L’information est devenue l’ultime produit et l’ordinateur, l’ultime machine. L’information voyage autour de la planète à la vitesse de la lumière, littéralement, comme le font certaines ondes qui s’échappent de la Terre en direction du cosmos.

Le réseau Internet offre l’accès à une banque de données tellement riche et complexe (et souvent futile) qu’on ne sait plus trop quoi en faire. L’ordinateur va-t-il perpétuer ce modèle de la machine impitoyable qui asservit son utilisateur plutôt que le servir, tout comme Charlie prisonnier des engrenages à l’usine?

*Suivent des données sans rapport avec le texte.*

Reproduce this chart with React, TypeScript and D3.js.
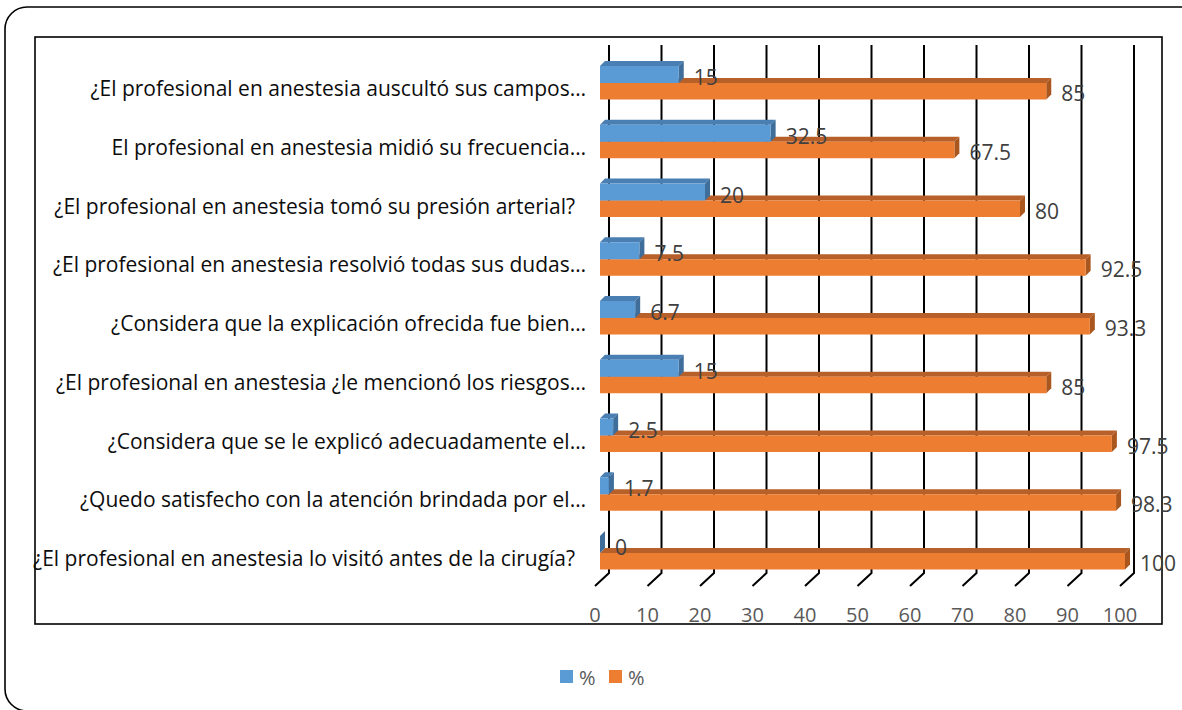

Les patrons comme celui de Charlie ont voulu adapter l’homme à leurs machines plutôt que faire l’inverse. L’histoire se répétera-t-elle?

Les deux questions auxquelles nous devons répondre en nos temps modernes si nous voulons éviter que ce conflit homme-machine sont les suivantes: qu’allons-nous faire de toute cette information, et à qui donnerons-nous le pouvoir de la manipuler? Il faut vite trouver ces réponses avant de devenir prisonniers impuissants des rouages de cette nouvelle machine.

Et si Charles Chaplin faisait son film aujourd’hui, au début du troisième millénaire, à propos de nos temps modernes?
De quoi se moquerait-il, puisque les paradigmes de la révolution industrielle qu’il dénonçait en 1937 ont tendance à disparaître? Il aurait plein les bras de satire en observant toutes les contradictions des organisations contemporaines. Dans ce livre, nous verrons que les organisations parlent d’adaptabilité et qu’en même temps elles renforcent les règles. Elles prêchent la créativité mais imposent aussi une rationalité toujours plus étroite; elles parlent de déréglementation tout en renforçant le contrôle.
 
Dans l’actuel contexte où il faut apprendre à gérer ces changements comme autant d’opportunités et à gérer l’intangible (le "facteur humain"), le défi consiste à unifier les sciences humaines et philosophiques pour les amener de la théorie à un niveau où on pourra les gérer, les mettre en application dans l’organisation. C’est le grand objectif de cet ouvrage, objectif qui s’articule de façon logique et progressive à travers ses huit parties.
    
Et qu’ils s’amènent, les temps modernes. Encore.